> [Instructions to follow]: Pull out every line containing the string "with".

> [Exercise inputs]:
—————
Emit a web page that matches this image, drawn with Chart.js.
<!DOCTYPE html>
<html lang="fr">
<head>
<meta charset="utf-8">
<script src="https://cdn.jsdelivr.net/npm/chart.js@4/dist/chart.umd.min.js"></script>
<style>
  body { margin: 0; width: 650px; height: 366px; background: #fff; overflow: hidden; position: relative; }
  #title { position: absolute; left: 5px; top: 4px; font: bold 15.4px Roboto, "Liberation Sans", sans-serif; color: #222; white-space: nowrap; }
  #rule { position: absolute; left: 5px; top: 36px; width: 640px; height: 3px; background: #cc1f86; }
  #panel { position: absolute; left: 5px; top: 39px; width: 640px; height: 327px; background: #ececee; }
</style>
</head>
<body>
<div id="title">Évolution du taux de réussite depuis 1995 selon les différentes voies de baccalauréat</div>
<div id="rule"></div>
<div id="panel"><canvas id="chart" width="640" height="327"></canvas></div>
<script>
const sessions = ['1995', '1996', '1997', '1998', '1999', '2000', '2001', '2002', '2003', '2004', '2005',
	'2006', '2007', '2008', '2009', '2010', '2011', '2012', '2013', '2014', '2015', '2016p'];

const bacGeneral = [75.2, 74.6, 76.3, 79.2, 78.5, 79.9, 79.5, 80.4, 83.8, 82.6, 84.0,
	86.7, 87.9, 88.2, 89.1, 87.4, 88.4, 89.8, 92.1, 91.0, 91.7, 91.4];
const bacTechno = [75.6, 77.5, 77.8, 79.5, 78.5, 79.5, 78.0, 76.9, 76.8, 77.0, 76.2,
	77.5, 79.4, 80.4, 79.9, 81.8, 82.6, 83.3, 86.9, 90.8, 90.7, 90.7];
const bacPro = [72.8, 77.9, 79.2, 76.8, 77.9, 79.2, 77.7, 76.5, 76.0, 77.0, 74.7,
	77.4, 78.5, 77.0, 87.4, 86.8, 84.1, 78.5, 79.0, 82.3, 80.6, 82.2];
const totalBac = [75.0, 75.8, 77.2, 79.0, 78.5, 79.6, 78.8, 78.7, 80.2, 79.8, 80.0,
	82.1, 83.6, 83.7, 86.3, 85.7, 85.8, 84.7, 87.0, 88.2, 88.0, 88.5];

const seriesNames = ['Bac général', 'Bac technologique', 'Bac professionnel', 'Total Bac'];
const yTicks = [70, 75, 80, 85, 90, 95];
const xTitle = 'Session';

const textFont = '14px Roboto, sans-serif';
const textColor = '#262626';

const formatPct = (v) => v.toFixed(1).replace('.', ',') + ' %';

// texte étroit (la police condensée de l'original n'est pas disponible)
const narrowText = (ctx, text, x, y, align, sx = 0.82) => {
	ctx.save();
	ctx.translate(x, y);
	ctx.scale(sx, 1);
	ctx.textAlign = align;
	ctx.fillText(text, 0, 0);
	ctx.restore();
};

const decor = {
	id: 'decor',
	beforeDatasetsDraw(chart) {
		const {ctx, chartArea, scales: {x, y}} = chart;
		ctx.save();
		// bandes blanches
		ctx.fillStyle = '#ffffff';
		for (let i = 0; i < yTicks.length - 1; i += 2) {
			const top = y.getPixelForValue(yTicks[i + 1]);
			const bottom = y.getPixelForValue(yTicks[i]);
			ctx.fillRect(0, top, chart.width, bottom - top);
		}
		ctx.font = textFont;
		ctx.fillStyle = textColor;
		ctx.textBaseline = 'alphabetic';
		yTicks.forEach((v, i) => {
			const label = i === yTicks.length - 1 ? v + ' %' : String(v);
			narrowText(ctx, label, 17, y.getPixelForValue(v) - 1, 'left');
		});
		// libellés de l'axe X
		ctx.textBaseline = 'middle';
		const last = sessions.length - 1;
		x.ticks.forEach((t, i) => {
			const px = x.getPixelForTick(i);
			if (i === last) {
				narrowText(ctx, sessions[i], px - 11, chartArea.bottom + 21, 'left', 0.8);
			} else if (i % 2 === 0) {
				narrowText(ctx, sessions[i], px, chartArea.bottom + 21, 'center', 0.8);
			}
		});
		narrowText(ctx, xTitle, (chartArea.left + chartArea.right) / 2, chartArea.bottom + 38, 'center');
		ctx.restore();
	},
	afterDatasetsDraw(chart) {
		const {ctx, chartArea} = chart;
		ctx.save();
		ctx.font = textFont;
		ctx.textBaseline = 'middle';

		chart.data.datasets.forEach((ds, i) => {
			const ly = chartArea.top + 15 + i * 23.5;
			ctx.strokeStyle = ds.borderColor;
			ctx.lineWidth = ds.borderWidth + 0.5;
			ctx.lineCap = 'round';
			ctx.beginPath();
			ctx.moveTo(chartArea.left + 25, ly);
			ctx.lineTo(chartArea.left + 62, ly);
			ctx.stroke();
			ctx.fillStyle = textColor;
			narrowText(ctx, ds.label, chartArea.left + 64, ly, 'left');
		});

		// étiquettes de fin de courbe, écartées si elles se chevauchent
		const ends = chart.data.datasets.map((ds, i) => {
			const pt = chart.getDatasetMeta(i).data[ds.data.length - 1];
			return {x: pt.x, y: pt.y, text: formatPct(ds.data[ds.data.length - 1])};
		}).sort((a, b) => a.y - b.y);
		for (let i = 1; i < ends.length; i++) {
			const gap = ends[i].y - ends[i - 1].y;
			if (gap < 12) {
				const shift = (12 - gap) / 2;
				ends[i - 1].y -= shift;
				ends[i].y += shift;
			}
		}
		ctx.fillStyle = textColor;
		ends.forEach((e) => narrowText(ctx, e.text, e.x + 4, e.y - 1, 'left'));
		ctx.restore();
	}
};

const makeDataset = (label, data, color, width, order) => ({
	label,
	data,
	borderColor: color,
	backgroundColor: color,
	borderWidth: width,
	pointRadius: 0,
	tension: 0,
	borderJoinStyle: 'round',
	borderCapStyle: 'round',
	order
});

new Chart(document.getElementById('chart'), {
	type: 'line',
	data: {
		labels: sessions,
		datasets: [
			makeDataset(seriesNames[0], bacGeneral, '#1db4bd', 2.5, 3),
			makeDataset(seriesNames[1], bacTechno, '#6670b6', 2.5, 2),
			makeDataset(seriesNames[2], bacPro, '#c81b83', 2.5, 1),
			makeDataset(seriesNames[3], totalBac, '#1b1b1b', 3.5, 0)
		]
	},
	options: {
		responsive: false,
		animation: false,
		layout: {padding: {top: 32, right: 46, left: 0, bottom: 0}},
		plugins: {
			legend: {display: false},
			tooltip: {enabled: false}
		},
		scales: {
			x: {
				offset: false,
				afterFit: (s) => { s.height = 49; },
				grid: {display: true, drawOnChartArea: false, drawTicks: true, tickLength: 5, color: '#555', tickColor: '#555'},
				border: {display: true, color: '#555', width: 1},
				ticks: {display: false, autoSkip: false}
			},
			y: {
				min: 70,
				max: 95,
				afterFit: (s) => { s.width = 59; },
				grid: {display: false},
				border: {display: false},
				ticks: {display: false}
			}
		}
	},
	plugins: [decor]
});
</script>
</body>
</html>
—————
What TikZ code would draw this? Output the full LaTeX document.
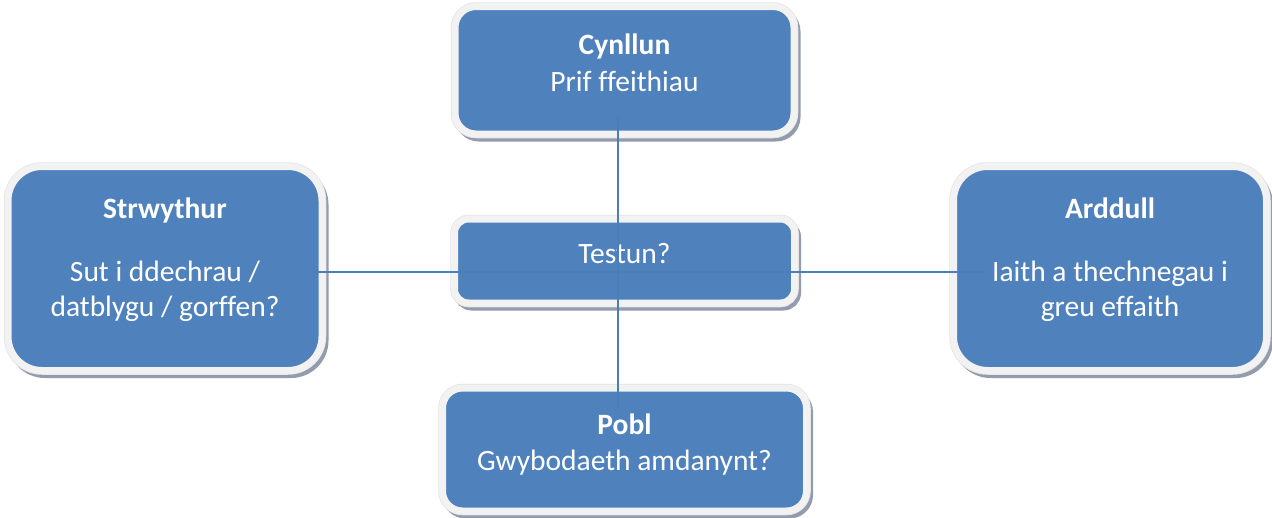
—————
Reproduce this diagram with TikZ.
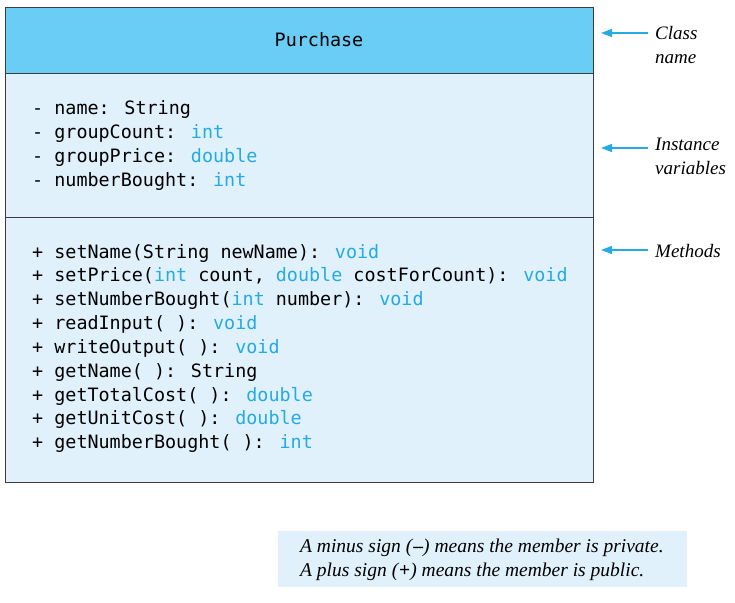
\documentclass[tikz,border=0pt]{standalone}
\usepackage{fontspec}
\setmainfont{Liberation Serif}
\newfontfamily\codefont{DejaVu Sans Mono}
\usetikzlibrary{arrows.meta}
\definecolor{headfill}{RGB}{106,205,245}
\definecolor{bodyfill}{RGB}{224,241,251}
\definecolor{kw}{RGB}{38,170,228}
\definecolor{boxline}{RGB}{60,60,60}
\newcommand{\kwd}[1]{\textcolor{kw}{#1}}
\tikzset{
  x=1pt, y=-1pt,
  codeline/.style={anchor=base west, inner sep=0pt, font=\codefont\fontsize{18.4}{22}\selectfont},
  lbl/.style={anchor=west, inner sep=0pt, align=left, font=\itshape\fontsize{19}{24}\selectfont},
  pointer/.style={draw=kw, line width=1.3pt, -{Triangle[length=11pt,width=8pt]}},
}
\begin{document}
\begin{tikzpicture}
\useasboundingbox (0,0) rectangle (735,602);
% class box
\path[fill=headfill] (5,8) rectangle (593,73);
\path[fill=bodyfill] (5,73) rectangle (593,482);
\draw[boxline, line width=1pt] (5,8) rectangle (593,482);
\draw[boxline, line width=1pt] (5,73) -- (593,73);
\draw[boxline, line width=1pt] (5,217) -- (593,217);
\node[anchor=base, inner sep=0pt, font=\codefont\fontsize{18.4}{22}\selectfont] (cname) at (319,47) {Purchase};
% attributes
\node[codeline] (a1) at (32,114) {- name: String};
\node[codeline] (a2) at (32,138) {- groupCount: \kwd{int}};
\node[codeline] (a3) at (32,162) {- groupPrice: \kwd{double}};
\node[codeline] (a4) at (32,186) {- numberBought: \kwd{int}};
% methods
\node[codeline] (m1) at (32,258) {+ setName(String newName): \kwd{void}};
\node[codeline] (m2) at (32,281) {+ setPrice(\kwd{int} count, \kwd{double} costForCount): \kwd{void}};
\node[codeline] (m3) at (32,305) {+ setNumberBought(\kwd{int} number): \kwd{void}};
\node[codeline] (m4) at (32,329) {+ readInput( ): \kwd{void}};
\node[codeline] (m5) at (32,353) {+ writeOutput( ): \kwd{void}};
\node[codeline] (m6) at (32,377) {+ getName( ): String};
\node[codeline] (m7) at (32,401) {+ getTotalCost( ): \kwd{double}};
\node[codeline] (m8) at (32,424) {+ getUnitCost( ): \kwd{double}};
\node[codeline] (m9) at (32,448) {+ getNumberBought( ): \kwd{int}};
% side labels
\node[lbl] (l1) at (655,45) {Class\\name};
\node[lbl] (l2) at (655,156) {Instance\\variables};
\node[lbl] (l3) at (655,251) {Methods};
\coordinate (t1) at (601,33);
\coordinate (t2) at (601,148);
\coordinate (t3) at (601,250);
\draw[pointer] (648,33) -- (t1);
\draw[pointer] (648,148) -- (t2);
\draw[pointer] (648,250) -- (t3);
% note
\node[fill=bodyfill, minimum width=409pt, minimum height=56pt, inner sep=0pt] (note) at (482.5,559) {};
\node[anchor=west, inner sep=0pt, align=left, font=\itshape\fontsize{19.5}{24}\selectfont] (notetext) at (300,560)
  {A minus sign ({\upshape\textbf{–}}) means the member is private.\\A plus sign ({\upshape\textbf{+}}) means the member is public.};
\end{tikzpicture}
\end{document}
—————
> [Written solution]:
Emit a web page that matches this image, drawn with Chart.js.
Reproduce this diagram with TikZ.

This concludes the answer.